BALTIMORE — Tom Clancy, the author whose novels “The Hunt for Red October” and “Patriot Games” subsequently inspired blockbuster movies and action-packed video games, died Tuesday after a brief illness at the Johns Hopkins Hospital. He was 66. His lawyer, Thomas Webb, confirmed his death.
“When he published ‘The Hunt for Red October’ he redefined and expanded the genre and as a consequence of that, a lot of people were able to publish such books who had previously been unable to do so,” said Stephen C. Hunter, an author and former Pulitzer Prize-winning film critic for The Washington Post. “He valued technical precision and on-target writing that became the form of the modern thriller.”
Clancy was the author of numerous best-selling novels, most of which featured the character Jack Ryan.
“I’ve been lucky,” Clancy said in a 1992 interview with The Baltimore Sun.

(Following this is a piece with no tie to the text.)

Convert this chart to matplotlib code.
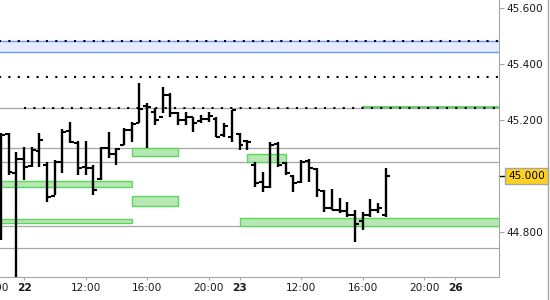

While working for an insurance company, Clancy began working on a novel in his spare time, basing it loosely on a real-life, 1975 mutiny aboard a Soviet frigate. The result, published in 1984, was “The Hunt Red October,” a tale of superpower conflict centered on a renegade Soviet nuclear submarine. The rest, as they say, is history. The book took off like a heat-seeking, surface-to-air missile, selling 300,000 hardbacks and 2 million paperbacks in the first two years. The hardcover version spent 31 weeks on Publishers Weekly’s bestseller list; the paperback, 37 weeks.